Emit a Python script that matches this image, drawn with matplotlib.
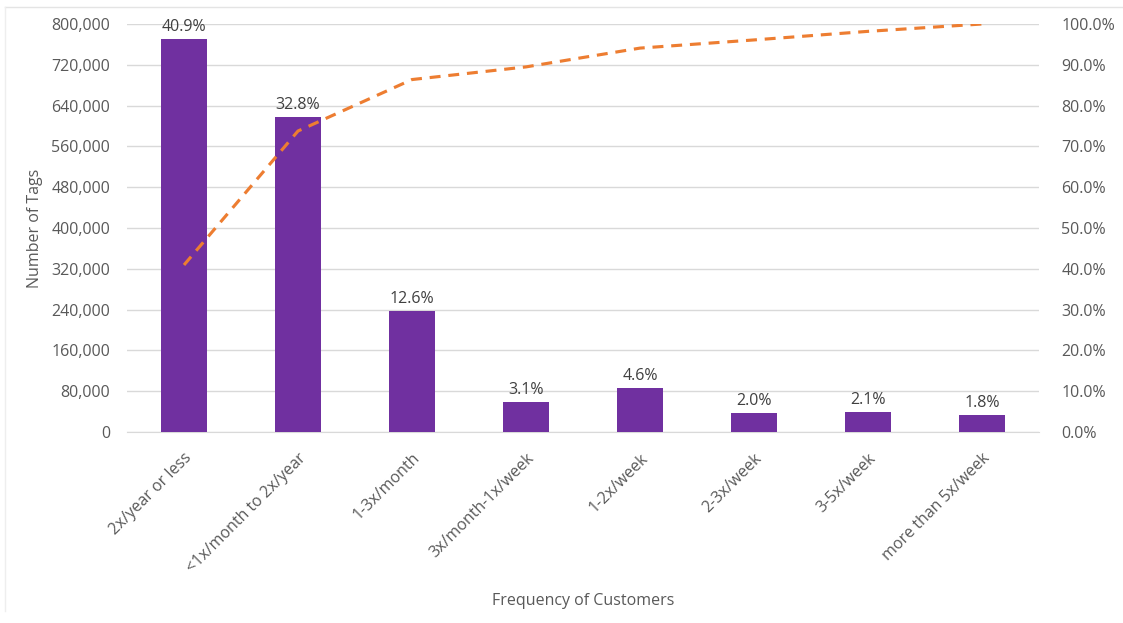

--

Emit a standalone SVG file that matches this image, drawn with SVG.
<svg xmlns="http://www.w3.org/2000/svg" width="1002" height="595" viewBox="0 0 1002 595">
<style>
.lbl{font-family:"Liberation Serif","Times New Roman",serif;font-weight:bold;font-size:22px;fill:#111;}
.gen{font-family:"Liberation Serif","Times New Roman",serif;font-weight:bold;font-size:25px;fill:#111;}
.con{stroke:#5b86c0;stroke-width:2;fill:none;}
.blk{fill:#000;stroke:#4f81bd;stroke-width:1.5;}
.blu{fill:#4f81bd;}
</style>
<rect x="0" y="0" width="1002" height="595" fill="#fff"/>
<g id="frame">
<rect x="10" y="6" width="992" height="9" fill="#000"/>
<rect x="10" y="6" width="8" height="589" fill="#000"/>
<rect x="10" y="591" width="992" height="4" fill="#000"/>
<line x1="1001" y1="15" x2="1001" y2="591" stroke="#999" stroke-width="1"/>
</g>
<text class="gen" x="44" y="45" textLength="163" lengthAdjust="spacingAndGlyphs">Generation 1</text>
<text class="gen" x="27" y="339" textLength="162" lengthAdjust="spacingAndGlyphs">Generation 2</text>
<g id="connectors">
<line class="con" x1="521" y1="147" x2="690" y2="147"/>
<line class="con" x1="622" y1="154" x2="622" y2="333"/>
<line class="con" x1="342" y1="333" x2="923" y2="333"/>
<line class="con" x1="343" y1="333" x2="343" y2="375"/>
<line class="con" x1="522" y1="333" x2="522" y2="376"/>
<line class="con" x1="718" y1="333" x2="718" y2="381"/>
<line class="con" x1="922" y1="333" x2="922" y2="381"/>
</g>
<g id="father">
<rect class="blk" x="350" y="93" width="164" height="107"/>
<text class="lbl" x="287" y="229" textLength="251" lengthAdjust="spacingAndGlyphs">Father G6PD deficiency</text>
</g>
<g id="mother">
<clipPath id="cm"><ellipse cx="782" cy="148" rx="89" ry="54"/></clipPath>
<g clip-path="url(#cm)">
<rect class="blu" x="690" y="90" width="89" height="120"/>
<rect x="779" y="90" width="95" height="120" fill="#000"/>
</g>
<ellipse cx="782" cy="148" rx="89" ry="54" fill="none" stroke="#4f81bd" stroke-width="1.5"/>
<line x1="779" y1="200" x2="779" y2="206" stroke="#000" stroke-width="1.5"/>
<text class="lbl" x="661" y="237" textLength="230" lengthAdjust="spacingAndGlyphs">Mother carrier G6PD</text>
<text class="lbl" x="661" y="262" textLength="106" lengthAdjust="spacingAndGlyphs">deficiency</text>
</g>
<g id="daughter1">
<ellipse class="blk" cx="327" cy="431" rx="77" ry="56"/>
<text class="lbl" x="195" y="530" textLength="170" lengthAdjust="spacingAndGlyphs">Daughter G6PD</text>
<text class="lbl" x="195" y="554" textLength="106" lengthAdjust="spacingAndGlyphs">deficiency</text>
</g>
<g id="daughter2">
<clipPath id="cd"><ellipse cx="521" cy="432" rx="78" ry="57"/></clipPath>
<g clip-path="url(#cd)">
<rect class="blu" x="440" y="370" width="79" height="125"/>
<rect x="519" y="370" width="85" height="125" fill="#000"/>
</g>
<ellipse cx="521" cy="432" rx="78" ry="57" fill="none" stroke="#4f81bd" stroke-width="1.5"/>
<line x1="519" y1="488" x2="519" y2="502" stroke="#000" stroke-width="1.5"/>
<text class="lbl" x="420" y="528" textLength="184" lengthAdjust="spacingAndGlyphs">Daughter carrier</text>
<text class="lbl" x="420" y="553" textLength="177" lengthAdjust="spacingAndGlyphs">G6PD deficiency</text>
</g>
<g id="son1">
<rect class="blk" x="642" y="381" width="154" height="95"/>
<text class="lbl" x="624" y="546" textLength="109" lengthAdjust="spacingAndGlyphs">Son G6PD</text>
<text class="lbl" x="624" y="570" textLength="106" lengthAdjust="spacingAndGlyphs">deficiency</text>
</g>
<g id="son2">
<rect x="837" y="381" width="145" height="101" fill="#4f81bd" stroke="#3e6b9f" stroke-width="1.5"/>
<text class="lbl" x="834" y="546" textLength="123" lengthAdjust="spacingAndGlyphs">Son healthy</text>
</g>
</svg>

--

WHAT YOU ARE ASKED TO DO => Copy each line that holds the word "with".

TASK RESPONSE =>
Emit a Python script that matches this image, drawn with matplotlib.
Emit a standalone SVG file that matches this image, drawn with SVG.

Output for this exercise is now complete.